Joanna Demarco Thursday, 7 December 2017, 12:21 Last update: about 7 years ago

Mass media, technology and consumerism are three of the factors tampering with modern-day relationships in Malta, a new local study has found. Other factors include struggling with a work-family balance and the perceived ease of getting a legal separation or divorce.

The study released earlier today - Sustaining Relationships: The Expectations and Lived Experiences of Maltese Couples - is the second major study carried out by the National Centre for Family Research, within the President's Foundation for the Wellbeing of Society. The launch was presided over by President Marie Louise Coleiro Preca.

Speaking about the findings, Dr Sue Vella, Expert at the National Centre for Family Research, explained that according to the research, consumerist norms have led to a reordering of people's priorities; adding to economic pressure and decreasing quality time together. Besides that, consumerism impacts relationships when parents do not want their children to feel deprived or different and also when they feel the need to maintain a 'socially acceptable' lifestyle, which has become increasingly financially demanding.  "This sometimes results in conflict between partners over consumption choices," she explained.

The impact of mass media received mixed reactions by participants, Vella explained, saying they shape individuals' expectations of couple relationships and marriage. "They feel romance has been idealized on mass media," she explained. This idealized nature was seen to leave couples ill-prepared for reality.

Communication technologies were also found to deeply affect the couple relationship. "On a positive note, they were seen to facilitate communication during long working hours," Vella explained.

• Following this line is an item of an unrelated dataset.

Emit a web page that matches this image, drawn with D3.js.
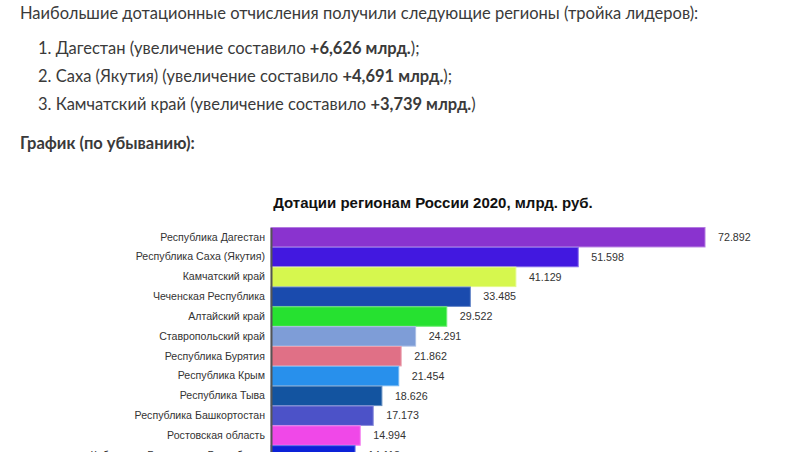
<!DOCTYPE html>
<html lang="ru">
<head>
<meta charset="utf-8">
<script src="https://cdn.jsdelivr.net/npm/d3@7"></script>
<style>
  body { margin: 0; background: #fff; }
  svg { display: block; }
</style>
</head>
<body>
<svg id="page"></svg>
<script>
// данные графика
const regions = [
    "Республика Дагестан",
    "Республика Саха (Якутия)",
    "Камчатский край",
    "Чеченская Республика",
    "Алтайский край",
    "Ставропольский край",
    "Республика Бурятия",
    "Республика Крым",
    "Республика Тыва",
    "Республика Башкортостан",
    "Ростовская область",
    "Кабардино-Балкарская Республика"
];
const values = [72.892, 51.598, 41.129, 33.485, 29.522, 24.291, 21.862, 21.454, 18.626, 17.173, 14.994, 14.118];
const barColors = ["#8a33cf", "#4218e0", "#d6f74e", "#1a4bae", "#26e130", "#7e9dd7",
                   "#e07086", "#2890ec", "#1354a0", "#4c52c8", "#f048e8", "#0c22d8"];

// текст над графиком
const introText = "Наибольшие дотационные отчисления получили следующие регионы (тройка лидеров):";
const leaders = [
    {pre: "1. Дагестан (увеличение составило ", bold: "+6,626 млрд.", post: ");"},
    {pre: "2. Саха (Якутия) (увеличение составило ", bold: "+4,691 млрд.", post: ");"},
    {pre: "3. Камчатский край (увеличение составило ", bold: "+3,739 млрд.", post: ")"}
];
const subTitle = "График (по убыванию):";
const chartTitle = "Дотации регионам России 2020, млрд. руб.";

const W = 790, H = 452;
const svg = d3.select("#page").attr("width", W).attr("height", H);

// ---- текст статьи ----
const textColor = "#3a3a3a";
const txt = svg.append("g")
    .style("font-family", "Lato, 'Open Sans', sans-serif")
    .style("font-size", "16.5px")
    .attr("fill", textColor);

txt.append("text").attr("x", 20).attr("y", 18.5).text(introText);

leaders.forEach((d, i) => {
    const t = txt.append("text").attr("x", 38).attr("y", 54 + i * 27.8);
    t.append("tspan").text(d.pre);
    t.append("tspan").attr("font-weight", "bold").text(d.bold);
    t.append("tspan").text(d.post);
});

txt.append("text").attr("x", 20).attr("y", 148.5)
    .attr("font-weight", "bold").text(subTitle);

// ---- график ----
const chartLeft = 271, chartRight = 705, chartTop = 227.5;
const step = 19.8;

const xScale = d3.scaleLinear()
    .domain([0, d3.max(values)])
    .range([chartLeft, chartRight]);

const yScale = d3.scaleBand()
    .domain(regions)
    .range([chartTop, chartTop + step * regions.length])
    .paddingInner(0.02)
    .paddingOuter(0);

svg.append("text")
    .attr("x", 433).attr("y", 208)
    .attr("text-anchor", "middle")
    .style("font-family", "Arial, 'Liberation Sans', sans-serif")
    .style("font-size", "15px")
    .style("font-weight", "bold")
    .attr("fill", "#111")
    .text(chartTitle);

const rows = regions.map((r, i) => ({region: r, value: values[i], color: barColors[i]}));

svg.append("g").selectAll("rect")
    .data(rows)
    .enter()
    .append("rect")
    .attr("x", xScale(0))
    .attr("y", d => yScale(d.region))
    .attr("width", d => xScale(d.value) - xScale(0))
    .attr("height", yScale.bandwidth())
    .attr("fill", d => d.color)
    .attr("stroke", d => d3.interpolateRgb(d.color, "#fff")(0.35))
    .attr("stroke-width", 1);

// подписи значений
svg.append("g").selectAll("text")
    .data(rows)
    .enter()
    .append("text")
    .attr("x", d => xScale(d.value) + 13)
    .attr("y", d => yScale(d.region) + yScale.bandwidth() / 2)
    .attr("dy", "0.35em")
    .style("font-family", "Arial, 'Liberation Sans', sans-serif")
    .style("font-size", "10.7px")
    .attr("fill", "#333")
    .text(d => d.value.toFixed(3));

// ось категорий
const yAxis = d3.axisLeft(yScale).tickSize(0).tickPadding(6);
const axisG = svg.append("g")
    .attr("transform", `translate(${chartLeft},0)`)
    .call(yAxis);
axisG.select(".domain").attr("stroke", "#555").attr("stroke-width", 2);
axisG.selectAll("text")
    .style("font-family", "Arial, 'Liberation Sans', sans-serif")
    .style("font-size", "10.6px")
    .attr("fill", "#333");
</script>
</body>
</html>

However, social media was seen to intrude upon quality time, especially when people were more attentive to their devices than to their partners. Technologies were also perceived by some to increase the risk of infidelity.

"Nowadays, marital dissolution is becoming more of a norm," she went on to explain, highlighting it as another factor which is affecting relationships, along with the work-quality time balance.

The study found that a surprising number of interviewees expressed their fear of partner's infidelity, especially in cases where colleagues socialize outside working hours. Financial pressure and keeping up with the increasing cost of living were other factors where work-quality time balance

Speaking about the research, President Coleiro Preca said that what caught her attention the most was the effect of quality time of couples on the well-being of the individuals, which is becoming more limited with the  hectic lifestyle of modern life.

"We know that today it is more difficult to make time for each other, but that does not mean it should be a hurdle when it comes to investing more in our relationships," she said. 

Featuring 23 interviews with couples, the study is a more in-depth exploration into the wellbeing of relationships that was developed in response to the outcomes of the first nationwide survey on life and relationship satisfaction in Malta, published in 2016.